Even if you make the __GFP_NORETRY change for the HPAGE_PMD_ORDER to
skip reclaim in David's patch conditional NUMA being enabled in the
host (so that it won't cripple THP utilization also on non-NUMA
systems), imagine that you go in the bios, turn off interleaving to
enable host NUMA and THP utilization unexpectedly drops significantly
for your VM.

Rome ryzen architecture has been mentioned several times by David but
in my threadripper (not-Rome, as it's supposed to be available in 2019
only AFIK) enabling THP made a measurable difference for me for some
workloads. As opposed if I turn off NUMA by setting up the
interleaving in the dimm I get a barely measurable slowdown. So I'm
surprised in Rome there's such a radical difference in behavior.

Like Mel said we need to work towards a more complete solution than
putting __GFP_THISNODE from the outside and then turning off reclaim
from the inside. Mel made examples of things that should
happen, that won't increase allocation latency and that can't happen
with __GFP_THISNODE.

I'll try to describe again what's going on:

1: The allocator is being asked through __GFP_THISNODE "ignore all
remote nodes for all reclaim and compaction" from the
outside. Compaction then returns COMPACT_SKIPPED and tells the
allocator "I can generate many more huge pages if you reclaim/swapout
2M of anon memory in this node, the only reason I failed to compact
memory is because there aren't enough 4k fragmented pages free in this
zone". The allocator then goes ahead and swaps 2M and invokes
compaction again that succeeds the order 9 allocation fine.
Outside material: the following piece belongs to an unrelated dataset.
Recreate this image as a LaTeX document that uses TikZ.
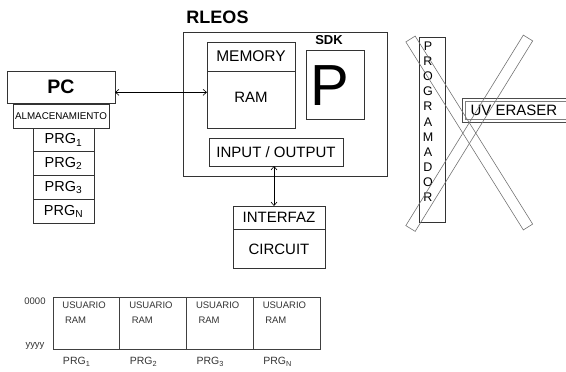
\documentclass[tikz,border=0pt]{standalone}
\usepackage{fontspec}
\setmainfont{Liberation Sans}
\usetikzlibrary{arrows.meta,calc}
\begin{document}
\begin{tikzpicture}[x=1pt,y=-1pt,
  every node/.style={inner sep=0pt,outer sep=0pt},
  box/.style={draw=black!80,line width=0.7pt,rectangle},
  band/.style={draw=black!55,line width=0.6pt},
  arr/.style={black,line width=0.6pt,{Straight Barb[length=3.5pt,width=6pt]}-{Straight Barb[length=3.5pt,width=6pt]}},
  fs/.style={font=\fontsize{#1}{#1}\selectfont},
  fsb/.style={font=\fontsize{#1}{#1}\selectfont\bfseries},
  small/.style={font=\fontsize{9.5}{10}\selectfont,text=black!80}
]
\useasboundingbox (0,0) rectangle (566,372);

% PC side
\node[box,minimum width=108pt,minimum height=32pt,fsb=19.5] (pc) at (61,87) {PC};
\node[box,minimum width=96pt,minimum height=24pt,fs=9.8] (alm) at (61,116) {ALMACENAMIENTO};
\foreach \s [count=\k from 0] in {1,2,3,N}
  \node[box,minimum width=61pt,minimum height=23.75pt,fs=14.5] (prg\k) at (63.5,{139.9+23.75*\k}) {PRG\textsubscript{\s}};

% RLEOS
\node[fsb=18] (title) at (217.5,17.5) {RLEOS};
\node[box,minimum width=204pt,minimum height=144pt] (rleos) at (285,104) {};
\node[box,minimum width=88pt,minimum height=86pt] (mem) at (251,85) {};
\coordinate (d1) at (0,71);
\draw[black!80,line width=0.7pt] (mem.west |- d1) -- (mem.east |- d1);
\node[fs=15.5] (memt) at (251,56.5) {MEMORY};
\node[fs=15] (ramt) at (251,97) {RAM};
\node[fsb=13] (sdkt) at (329,40.5) {SDK};
\node[box,minimum width=58pt,minimum height=69pt] (sdk) at (335,84.5) {};
\node[fs=58] (p) at (330,86) {P};
\node[box,minimum width=134pt,minimum height=28pt,fs=15] (io) at (276,152) {INPUT / OUTPUT};
\node[box,minimum width=92pt,minimum height=62pt] (intf) at (279,237) {};
\coordinate (d2) at (0,229);
\draw[black!80,line width=0.7pt] (intf.west |- d2) -- (intf.east |- d2);
\node[fs=15] (intt) at (279,217.5) {INTERFAZ};
\node[fs=15] (cirt) at (279,249) {CIRCUIT};

% connectors
\coordinate (ay) at (0,92.3);
\draw[arr] (pc.east |- ay) -- (mem.west |- ay);
\coordinate (ax) at (274,0);
\draw[arr] (io.south -| ax) -- (intf.north -| ax);

% PROGRAMADOR
\node[box,minimum width=26pt,minimum height=185pt] (prog) at (432,129.5) {};
\foreach \c [count=\k from 0] in {P,R,O,G,R,A,M,A,D,O,R}
  \node[fs=12.5] (pl\k) at (428,{46+15.15*\k}) {\c};

% UV ERASER
\draw[draw=black!70,line width=0.8pt] (462,98) -- (575,98) (462,98) -- (462,122) -- (575,122);
\draw[draw=black!50,line width=0.8pt] (465,101) -- (575,101) (465,101) -- (465,119) -- (575,119);
\node[fs=15] (uvt) at (514,110) {UV ERASER};

% crossed bands
\coordinate (b1a) at (410.5,39); \coordinate (b1b) at (528,227);
\draw[band] ($(b1a)!5.5pt!90:(b1b)$) -- ($(b1b)!5.5pt!-90:(b1a)$) -- ($(b1b)!5.5pt!90:(b1a)$) -- ($(b1a)!5.5pt!-90:(b1b)$) -- cycle;
\coordinate (b2a) at (528,38); \coordinate (b2b) at (410.5,228.5);
\draw[band] ($(b2a)!5.5pt!90:(b2b)$) -- ($(b2b)!5.5pt!-90:(b2a)$) -- ($(b2b)!5.5pt!90:(b2a)$) -- ($(b2a)!5.5pt!-90:(b2b)$) -- cycle;

% memory map
\node[small] (z0) at (35,301) {0000};
\node[small] (zy) at (35,346) {yyyy};
\foreach \s [count=\k from 0] in {1,2,3,N} {
  \node[draw=black!75,line width=0.6pt,minimum width=66.75pt,minimum height=52pt] (u\k) at ({86.375+66.75*\k},323) {};
  \node[small,anchor=west] (ut\k) at ({62.5+66.75*\k},305) {USUARIO};
  \node[small,anchor=west] (ur\k) at ({65+66.75*\k},320) {RAM};
  \node[small,font=\fontsize{10.5}{11}\selectfont,anchor=west] (up\k) at ({63+66.75*\k},362) {PRG\textsubscript{\s}};
}
\end{tikzpicture}
\end{document}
Goto 1;

The above keeps running in a loop at every additional page fault of
the app using MADV_HUGEPAGE until all RAM of the node is swapped out
and replaced by THP and all others nodes had 100% free memory,
potentially 100% order 9, but the allocator completely ignored all
other nodes. That is the thing that we're fixing here, because such
swap storms caused massive slowdowns. If the workload can't fit in a
single node, it's like running with only a fraction of the RAM.
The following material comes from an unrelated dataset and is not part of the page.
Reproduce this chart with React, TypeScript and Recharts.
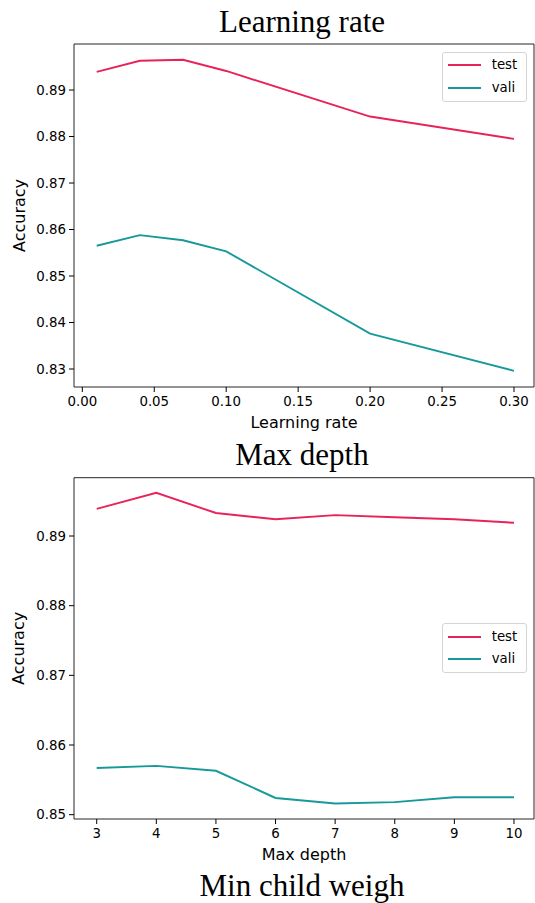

So David's patch (and __GFP_COMPACT_ONLY) to fix the above swap storm,
inside the allocator skips reclaim entirely when compaction tells "I
can generate one more HPAGE_PMD_ORDER compound page if you
reclaim/swap 2M", if __GFP_NORETRY is set (and makes sure
__GFP_NORETRY is always set for THP). And that however prevents to
generate any more THP globally the moment any node is full of
filesystem cache.

NOTE: the filesystem cache will still be shrunk but it'll be shrunk by
4k allocations only. So we just artificially cripple compaction with
David's patch as shown in the quoted results above. This applied to
__GFP_COMPACT_ONLY too and that's I always said there's lots of margin
for improvement there and even __GFP_COMPACT_ONLY was also a stop-gap
measure.

So ultimately we decided that the saner behavior that gives the least
risk of regression for the short term, until we can do something
better, was the one that is already applied upstream.
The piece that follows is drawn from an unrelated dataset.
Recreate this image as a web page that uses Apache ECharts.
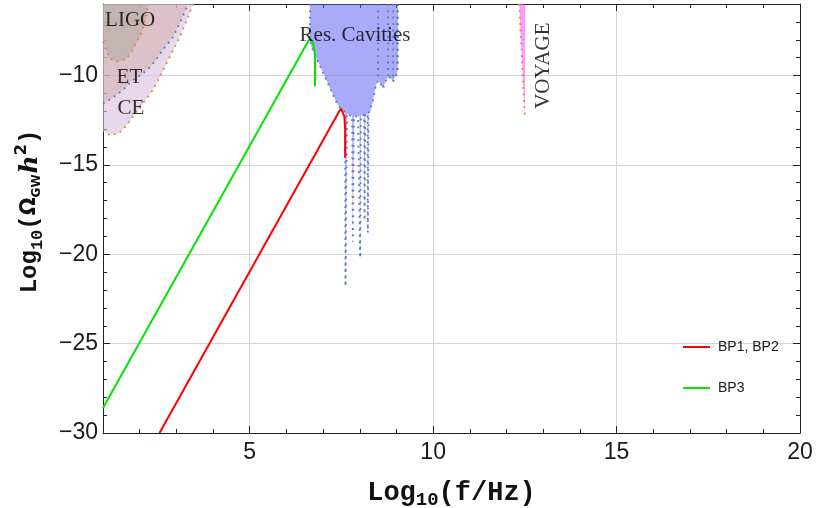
<!DOCTYPE html>
<html>
<head>
<meta charset="utf-8">
<script src="https://cdn.jsdelivr.net/npm/echarts@6/dist/echarts.min.js"></script>
<style>
  html, body { margin: 0; padding: 0; background: #fff; }
  #main { width: 817px; height: 508px; }
</style>
</head>
<body>
<div id="main"></div>
<script>
// benchmark spectra, log10(f/Hz) vs log10(Omega_GW h^2)
const bp12X = [2.54, 7.44, 7.49, 7.54, 7.58, 7.60, 7.60];
const bp12Y = [-30.0, -12.0, -11.85, -11.9, -12.3, -13.0, -14.6];
const bp3X = [1.0, 6.60, 6.66, 6.71, 6.76, 6.78, 6.78];
const bp3Y = [-28.6, -8.05, -7.98, -8.1, -8.5, -9.0, -10.6];

// detector sensitivity curves
const ligoX = [1.0, 1.07, 1.17, 1.30, 1.45, 1.64, 1.80, 1.94, 2.08, 2.19, 2.22];
const ligoY = [-8.1, -8.5, -9.0, -9.17, -9.22, -9.05, -8.6, -8.04, -7.48, -6.53, -6.0];
const etX = [1.0, 1.27, 1.55, 1.80, 2.05, 2.27, 2.45, 2.62, 2.90, 3.09, 3.28, 3.31];
const etY = [-11.57, -11.23, -10.8, -10.28, -9.95, -9.55, -9.1, -8.60, -7.87, -7.09, -6.17, -6.0];
const ceX = [1.0, 1.19, 1.45, 1.62, 1.80, 2.08, 2.35, 2.54, 2.81, 3.09, 3.28, 3.44, 3.45];
const ceY = [-13.05, -13.35, -13.2, -12.85, -12.35, -11.57, -10.84, -10.11, -8.99, -7.87, -6.92, -6.06, -6.0];

const resX = [6.64, 6.64, 6.69, 7.38, 7.46, 7.54, 7.60, 7.61, 7.65, 7.73, 7.79, 7.81, 7.84, 7.87, 7.95, 7.99, 8.01, 8.03,
  8.06, 8.12, 8.13, 8.15, 8.18, 8.21, 8.22, 8.24, 8.28, 8.36, 8.44, 8.50, 8.58, 8.63, 8.69, 8.77, 8.85, 8.91, 8.96, 9.02, 9.04, 9.04];
const resY = [-6.0, -8.04, -8.44, -11.56, -11.79, -11.96, -12.05, -21.8, -12.12, -12.23, -12.25, -19.3, -12.27, -12.29, -12.29, -12.27, -20.2, -12.25,
  -12.23, -12.2, -18.1, -12.18, -12.15, -12.12, -18.8, -12.1, -12.07, -11.40, -10.56, -10.28, -10.50, -10.73, -10.39, -10.06, -10.17, -10.34, -10.06, -9.94, -9.5, -6.0];
const resTipX = [8.50, 8.77, 8.91, 9.02];
const resTipY = [-10.28, -10.06, -10.34, -9.94];

const voyX = [12.35, 12.38, 12.42, 12.45, 12.48, 12.50];
const voyY = [-6.0, -7.5, -9.0, -10.3, -11.5, -12.3];

// text labels on the plot
const noteNames = ['LIGO', 'ET', 'CE', 'Res. Cavities', 'VOYAGE'];
const noteX = [1.74, 1.72, 1.76, 7.87, 13.02];
const noteY = [-6.9, -10.1, -11.85, -7.75, -9.45];

// axes
const xMin = 1, xMax = 20, yMin = -30, yMax = -6;
const xLabels = [5, 10, 15, 20];
const xMajor = [5, 10, 15];
const xMinor = [2, 3, 4, 6, 7, 8, 9, 11, 12, 13, 14, 16, 17, 18, 19];
const yLabels = [-30, -25, -20, -15, -10];
const yMajor = [-25, -20, -15, -10];
const yMinor = [-29, -28, -27, -26, -24, -23, -22, -21, -19, -18, -17, -16, -14, -13, -12, -11, -9, -8, -7];

const pts = (xs, ys) => xs.map((x, i) => [x, ys[i]]);
const fmt = v => String(v).replace('-', '\u2212');
const frame = '#222';
const orange = 'rgb(228,132,48)';
const blue = 'rgb(88,120,190)';

function region(data, fill) {
  return {
    type: 'custom', silent: true, clip: true, z: 1,
    data: data,
    renderItem: function (params, api) {
      if (params.dataIndex !== 0) return null;
      return {
        type: 'polygon',
        shape: { points: data.map(p => api.coord(p)) },
        style: { fill: fill }
      };
    }
  };
}

function dotted(data, color) {
  return {
    type: 'line', data: data, symbol: 'none', silent: true, z: 3,
    connectNulls: false,
    lineStyle: { color: color, width: 1.8, type: [1.8, 4.6] }
  };
}

// vertical dotted lines from the top down to each tip
const tipLines = [];
resTipX.forEach((x, i) => { tipLines.push([x, yMax], [x, resTipY[i]], '-'); });

const regionSeries = [
  region(pts(ceX, ceY).concat([[xMin, yMax]]), 'rgba(217,190,222,0.6)'),
  region(pts(etX, etY).concat([[xMin, yMax]]), 'rgba(210,170,168,0.5)'),
  region(pts(ligoX, ligoY).concat([[xMin, yMax]]), 'rgba(168,170,160,0.5)'),
  region(pts(resX, resY), 'rgba(85,85,245,0.5)'),
  region(pts(voyX, voyY).concat([[12.51, yMax]]), 'rgba(255,70,255,0.55)'),
  dotted(pts(ceX, ceY), orange),
  dotted(pts(etX, etY), blue),
  dotted(pts(ligoX, ligoY), orange),
  dotted(pts(resX, resY), blue),
  dotted(tipLines, blue),
  dotted(pts(voyX, voyY), orange)
];

const mono = 'Liberation Mono';
const tickFont = { fontFamily: 'Liberation Sans', fontSize: 23, color: '#1a1a1a' };

function axisBase(extra) {
  return Object.assign({
    type: 'value',
    axisLine: { show: false, onZero: false, lineStyle: { color: frame, width: 1 } },
    axisTick: { show: false },
    axisLabel: { show: false },
    splitLine: { show: false }
  }, extra);
}
function ticks(values, len) {
  return { show: true, inside: true, length: len, customValues: values, lineStyle: { color: frame } };
}

const chart = echarts.init(document.getElementById('main'));
chart.setOption({
  animation: false,
  backgroundColor: '#fff',
  grid: [
    { left: 103, right: 17, top: 4, bottom: 75, containLabel: false, outerBoundsMode: 'none' },
    { left: 103, right: 17, top: 4, bottom: 75, containLabel: false, outerBoundsMode: 'none' }
  ],
  legend: {
    data: ['BP1, BP2', 'BP3'],
    orient: 'vertical',
    left: 683, top: 340, padding: 0,
    icon: 'rect',
    itemWidth: 27, itemHeight: 2, itemGap: 27,
    textStyle: { fontFamily: 'Liberation Sans', fontSize: 14, lineHeight: 14, color: '#1a1a1a', padding: [0, 0, 0, 3] }
  },
  xAxis: [
    axisBase({
      gridIndex: 0, position: 'bottom', min: xMin, max: xMax, minInterval: 5, maxInterval: 5,
      axisLine: { show: true, onZero: false, lineStyle: { color: frame } },
      axisTick: ticks(xMajor, 7),
      axisLabel: Object.assign({ show: true, customValues: xLabels, formatter: fmt, margin: 8 }, tickFont),
      splitLine: { show: true, lineStyle: { color: '#d4d4d4' } },
      name: '{a|Log}{s|10}{a|(f/Hz)}',
      nameLocation: 'middle', nameGap: 43,
      nameTextStyle: {
        rich: {
          a: { fontFamily: mono, fontWeight: 'bold', fontSize: 27, lineHeight: 34, color: '#111', verticalAlign: 'middle' },
          s: { fontFamily: mono, fontWeight: 'bold', fontSize: 19, lineHeight: 34, color: '#111', verticalAlign: 'bottom' }
        }
      }
    }),
    axisBase({
      gridIndex: 0, position: 'top', min: xMin, max: xMax, minInterval: 5, maxInterval: 5,
      axisLine: { show: true, onZero: false, lineStyle: { color: frame } },
      axisTick: ticks(xMajor, 7)
    }),
    axisBase({ gridIndex: 1, position: 'bottom', min: xMin, max: xMax, minInterval: 5, maxInterval: 5, axisTick: ticks(xMinor, 4) }),
    axisBase({ gridIndex: 1, position: 'top', min: xMin, max: xMax, minInterval: 5, maxInterval: 5, axisTick: ticks(xMinor, 4) })
  ],
  yAxis: [
    axisBase({
      gridIndex: 0, position: 'left', min: yMin, max: yMax, interval: 5,
      axisLine: { show: true, onZero: false, lineStyle: { color: frame } },
      axisTick: ticks(yMajor, 7),
      axisLabel: Object.assign({ show: true, customValues: yLabels, formatter: fmt, margin: 5 }, tickFont),
      splitLine: { show: true, lineStyle: { color: '#d4d4d4' } },
      name: '{a|Log}{s|10}{a|(}{o|\u03A9}{g|GW}{h|h}{p|2}{a|)}',
      nameLocation: 'middle', nameRotate: 90, nameGap: 57,
      nameTextStyle: {
        padding: [0, 0, 0, 14],
        rich: {
          a: { fontFamily: mono, fontWeight: 'bold', fontSize: 24, lineHeight: 32, color: '#111', verticalAlign: 'middle' },
          s: { fontFamily: mono, fontWeight: 'bold', fontSize: 17, lineHeight: 32, color: '#111', verticalAlign: 'bottom' },
          o: { fontFamily: 'DejaVu Sans', fontWeight: 'bold', fontSize: 21, lineHeight: 32, color: '#111', verticalAlign: 'middle' },
          g: { fontFamily: 'DejaVu Sans', fontWeight: 'bold', fontSize: 12, lineHeight: 32, color: '#111', verticalAlign: 'bottom', padding: [0, 1, 3, 0] },
          h: { fontFamily: 'DejaVu Serif', fontWeight: 'bold', fontStyle: 'italic', fontSize: 25, lineHeight: 32, color: '#111', verticalAlign: 'middle' },
          p: { fontFamily: 'DejaVu Sans', fontWeight: 'bold', fontSize: 16, lineHeight: 32, color: '#111', verticalAlign: 'top' }
        }
      }
    }),
    axisBase({
      gridIndex: 0, position: 'right', min: yMin, max: yMax, interval: 5,
      axisLine: { show: true, onZero: false, lineStyle: { color: frame } },
      axisTick: ticks(yMajor, 7)
    }),
    axisBase({ gridIndex: 1, position: 'left', min: yMin, max: yMax, interval: 5, axisTick: ticks(yMinor, 4) }),
    axisBase({ gridIndex: 1, position: 'right', min: yMin, max: yMax, interval: 5, axisTick: ticks(yMinor, 4) })
  ],
  series: regionSeries.concat([
    {
      name: 'BP1, BP2', type: 'line', data: pts(bp12X, bp12Y), symbol: 'none', z: 5,
      color: '#ff0000', lineStyle: { color: '#ff0000', width: 2 }
    },
    {
      name: 'BP3', type: 'line', data: pts(bp3X, bp3Y), symbol: 'none', z: 5,
      color: '#00e600', lineStyle: { color: '#00e600', width: 2 }
    },
    {
      type: 'scatter', silent: true, z: 6, symbolSize: 1,
      itemStyle: { color: 'transparent' },
      data: noteNames.map((n, i) => ({
        name: n, value: [noteX[i], noteY[i]],
        label: { rotate: n === 'VOYAGE' ? 90 : 0 }
      })),
      label: {
        show: true, position: 'inside', formatter: '{b}',
        fontFamily: 'Liberation Serif', fontSize: 21, color: '#000'
      }
    }
  ])
});
</script>
</body>
</html>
Of course David's workload regressed, but that's because it gets a
minuscle improvement from THP, maybe it's seeking across all RAM and
it's very RAM heavy bandwidth-heavy workload so 4k or 2m tlb don't
matter at all for his workload and probably he's running it on bare
metal only.

I think the challenge here is to get David's workload optimally
without creating the above regression but we don't have a way to do it
right now in an automatic way. It's trivial however to add a mbind new
MPOL_THISNODE or MPOL_THISNODE_THP policy to force THP to set
__GFP_THISNODE and return to the swap storm behavior that needle to
say may have worked best by practically partioning the system, in fact
you may want to use __GFP_THISNODE for 4k allocations too so you
invoke reclaim from the local node before allocating RAM from the
remote nodes.

To me it doesn't seem the requirements of David's workload are the
same as for other MADV_HUGEPAGE users, I can't image other
MADV_HUGEPAGE users not to care at all if the THP utilization drops,
for David it seems THP is a nice thing to have only, and it seems to
care about allocation latency too (which normal apps using
MADV_HUGEPAGE must not).

In any case David's patch is better than reverting the revert, as the
swap storms are a showstopper compared to crippling down compaction
ability to compact memory when all nodes are full of cache.